### Exercise requirements
Show each line from the listing that includes the word "matplotlib".
## START Data
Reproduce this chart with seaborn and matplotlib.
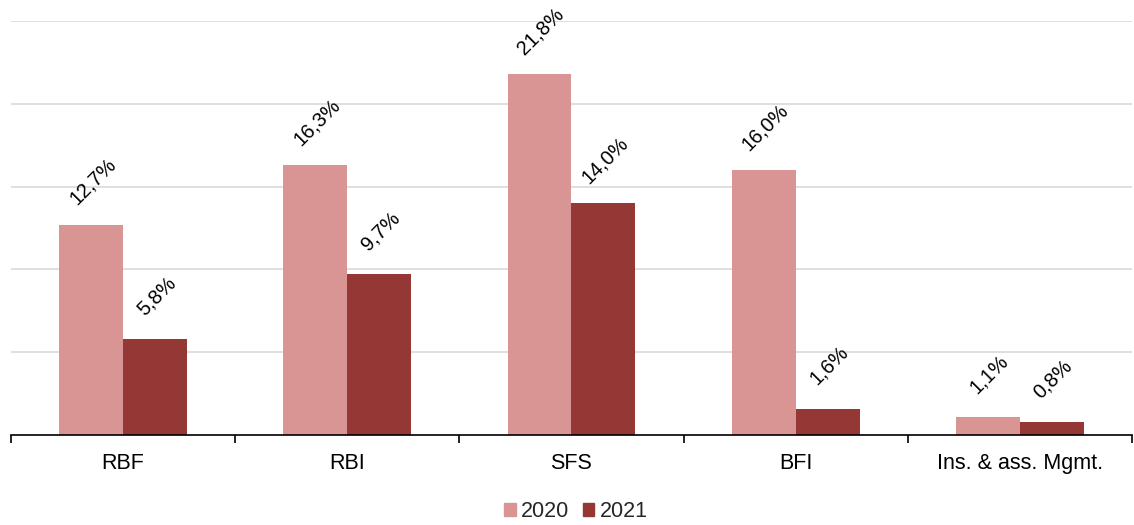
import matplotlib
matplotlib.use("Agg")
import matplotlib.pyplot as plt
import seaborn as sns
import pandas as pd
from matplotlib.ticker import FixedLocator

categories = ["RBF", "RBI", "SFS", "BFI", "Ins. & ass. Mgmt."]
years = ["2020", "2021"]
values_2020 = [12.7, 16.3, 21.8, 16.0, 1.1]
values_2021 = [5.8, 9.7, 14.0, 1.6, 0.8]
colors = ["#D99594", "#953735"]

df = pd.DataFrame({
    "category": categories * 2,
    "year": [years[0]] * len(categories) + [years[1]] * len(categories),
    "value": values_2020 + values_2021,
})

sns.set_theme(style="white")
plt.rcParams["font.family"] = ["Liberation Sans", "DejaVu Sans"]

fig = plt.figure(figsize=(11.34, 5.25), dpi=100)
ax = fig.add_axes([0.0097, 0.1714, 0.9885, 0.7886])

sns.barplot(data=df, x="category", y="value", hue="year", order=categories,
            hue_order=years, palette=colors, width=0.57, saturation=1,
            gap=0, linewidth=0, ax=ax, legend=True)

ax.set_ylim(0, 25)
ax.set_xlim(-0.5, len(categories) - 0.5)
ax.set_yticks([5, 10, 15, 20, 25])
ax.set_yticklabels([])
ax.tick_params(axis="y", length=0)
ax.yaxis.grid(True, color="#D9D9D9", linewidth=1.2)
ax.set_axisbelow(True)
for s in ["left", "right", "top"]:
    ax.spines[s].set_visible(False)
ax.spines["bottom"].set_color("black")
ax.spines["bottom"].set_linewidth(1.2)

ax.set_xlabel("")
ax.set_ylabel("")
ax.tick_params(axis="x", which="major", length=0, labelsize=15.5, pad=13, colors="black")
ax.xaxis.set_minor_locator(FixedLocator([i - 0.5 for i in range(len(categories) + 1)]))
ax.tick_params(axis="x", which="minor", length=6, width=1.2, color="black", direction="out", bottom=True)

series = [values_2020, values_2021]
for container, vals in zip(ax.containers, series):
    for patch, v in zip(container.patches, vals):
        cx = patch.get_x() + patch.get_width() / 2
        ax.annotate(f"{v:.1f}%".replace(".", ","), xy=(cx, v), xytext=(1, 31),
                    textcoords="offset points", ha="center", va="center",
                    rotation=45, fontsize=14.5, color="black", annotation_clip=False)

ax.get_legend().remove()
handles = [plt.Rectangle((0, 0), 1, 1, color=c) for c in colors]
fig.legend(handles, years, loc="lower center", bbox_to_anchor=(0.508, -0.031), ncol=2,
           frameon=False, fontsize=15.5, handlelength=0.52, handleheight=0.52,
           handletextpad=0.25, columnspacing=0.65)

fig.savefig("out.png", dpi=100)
## END Data
### The response
Reproduce this chart with seaborn and matplotlib.
import matplotlib
matplotlib.use("Agg")
import matplotlib.pyplot as plt
from matplotlib.ticker import FixedLocator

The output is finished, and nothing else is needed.